Iran has been the prime support for Assad’s embattled regime during the civil war that has been raging for the past four years. It mobilized thousands of Shiite volunteers from Afghanistan and elsewhere and transported them to Syria but Ya’ari said they have proven to be poor fighters. Iran itself has a formidable army but it has thus far limited its military presence on the ground to combat officers and advisers.

Although the fall of the Assad regime has been periodically predicted in the past, signs of collapse have recently accelerated as the pressure from rebel groups, and particularly from the Islamic State, have mounted.

As recently as two months ago, the Syrian army together with its Hezbollah militia allies from Lebanon, foreign Shiite volunteers, and Iranian commanders launched a major attack in southern Syria aimed at clearing rebel forces from the border areas near Jordan and the Israeli-held Golan Heights. Rebel forces, acting with apparent coordination not evidenced in the past, took advantage of the Syrian concentration to launch simultaneous attacks elsewhere in the country, including the suburbs of Damascus. Thrown off balance, Assad and his Iranian advisers were forced to call off the southern offensive and scramble to meet the new challenges.

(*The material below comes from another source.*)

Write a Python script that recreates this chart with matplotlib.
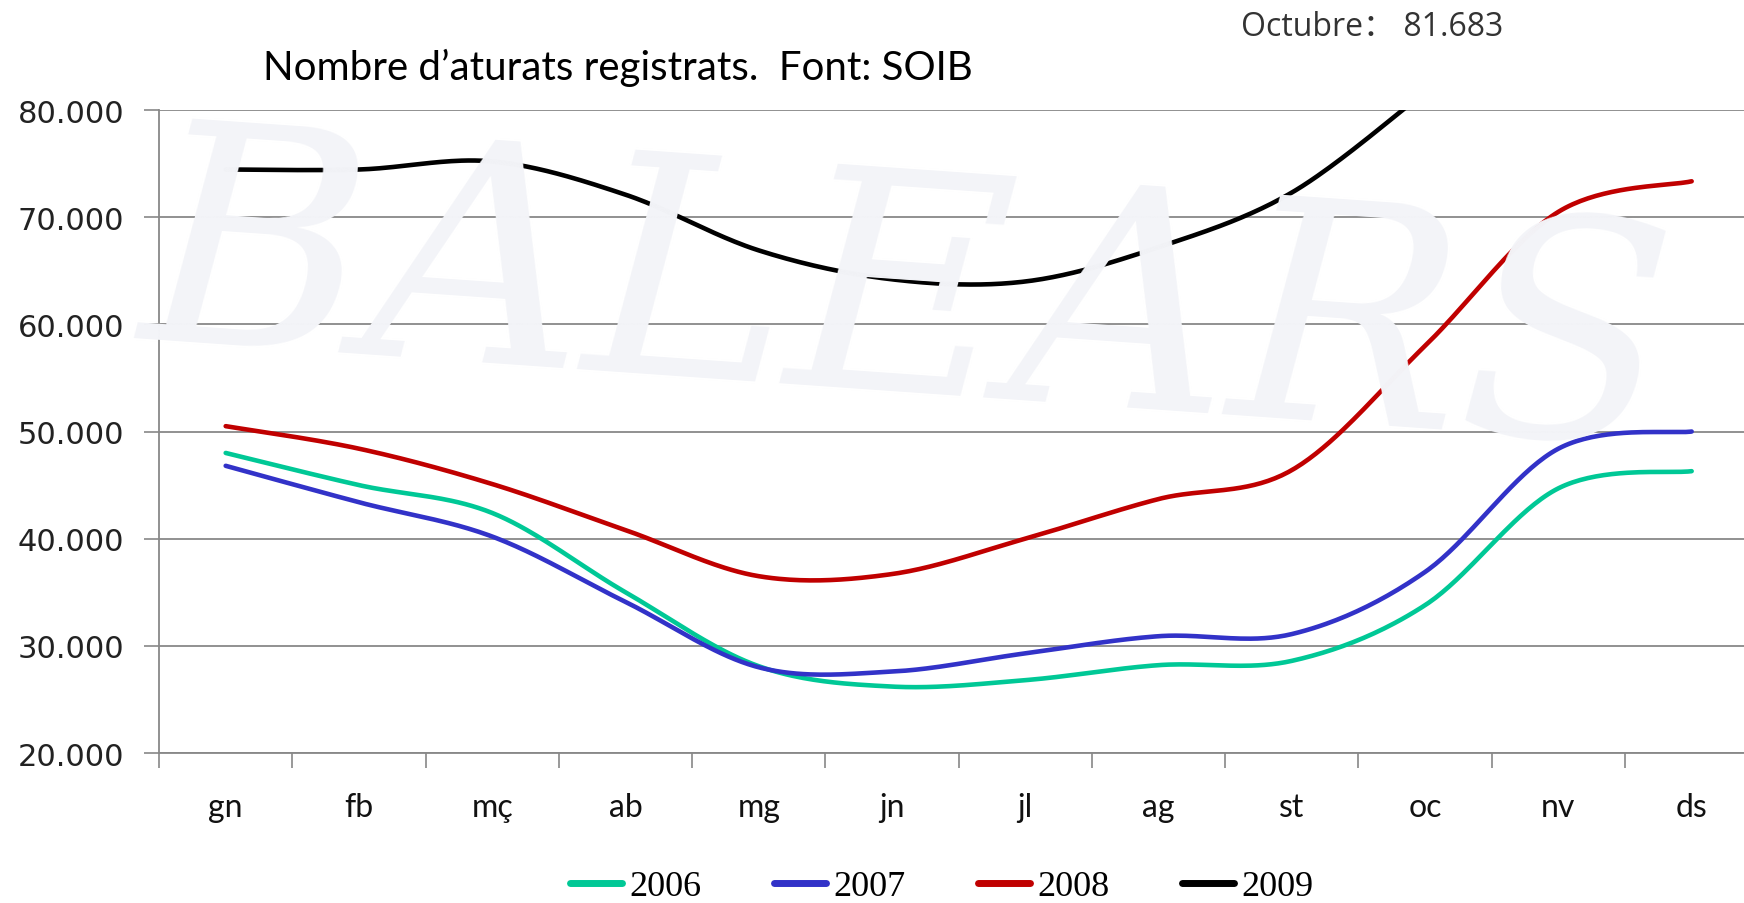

Numerous small Islamic groups, which had acted independently, have now formed coalitions led by the second-largest rebel group—Jabhat al-Nusra. Although it is the Syrian franchise of al-Qaeda, the group has avoided for the most part the acts of brutality associated with the Islamic State, which now controls much of Syria. The Islamic State and al-Nusra have sometimes clashed in the past but the substantive nature of their relationship is not clear.

The process of cooperation has been encouraged by Muslim Sunni states that finance the rebels and are interested in the fall of Assad and the consequent pushback of Shiite Iran. They see Tehran as attempting to acquire hegemony in the Middle East through its nuclear program and its cultivation of proxies such as Hezbollah. According to the Tel-Aviv-based Institute for National Security Studies, Saudi Arabia has reached understandings with Turkey, Jordan, and Qatar to train rebel forces on Jordanian and Turkish territory in order to overthrow Assad and consequently block the Iranians. "They would do this first," leaving the challenge of the Islamic State for later, said an institute report.

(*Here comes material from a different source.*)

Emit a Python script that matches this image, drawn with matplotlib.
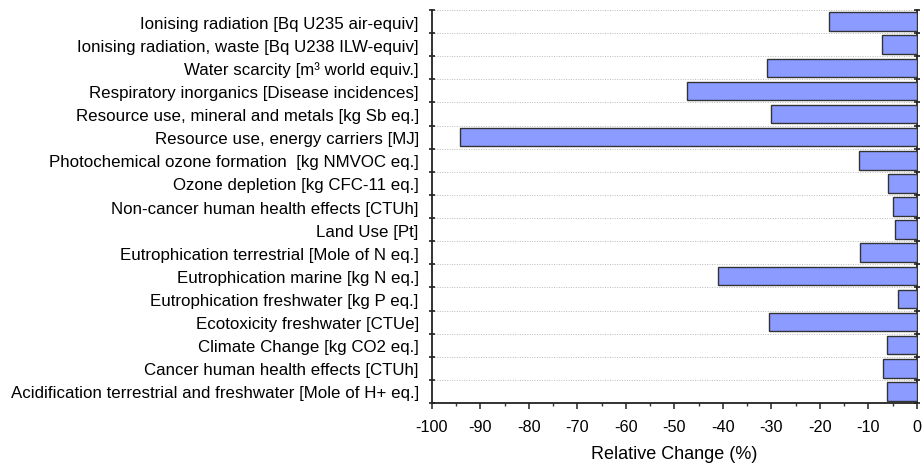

The report, written by Orit Perlov and Udi Dekel, said the object of the Sunni states is to encourage the formation of a single army under a united leadership "acceptable to most of the groups fighting against the Assad regime." This would presumably include the secular Free Syrian Army, which has Western support. The Sunni states see Jabhat al-Nusra, which has a specifically Syrian identity, as being the unifying force. In order to increase the chances of the United States backing the idea, the authors write, the states would attempt "to whitewash (Jaabhat al-Nusra’s) al Qaeda’s footprints."

Mevlut Cavusoglu, the Turkish foreign minister, revealed last week that Turkey and the United States have agreed "in principle" to provide air support for rebels in Syria. He said the two countries planned to train 15,000 rebels at a military base inTurkey. However, the minister said there was disagreement between Ankara and Washington over who was to be targeted by the rebels being trained.

The Turks insist that they be used primarily against the Assad regime, while the United States wants priority to go to fighting the Islamic State. "The rebel forces can be equipped and supported enough to fight at more than one front," a Turkish diplomat said.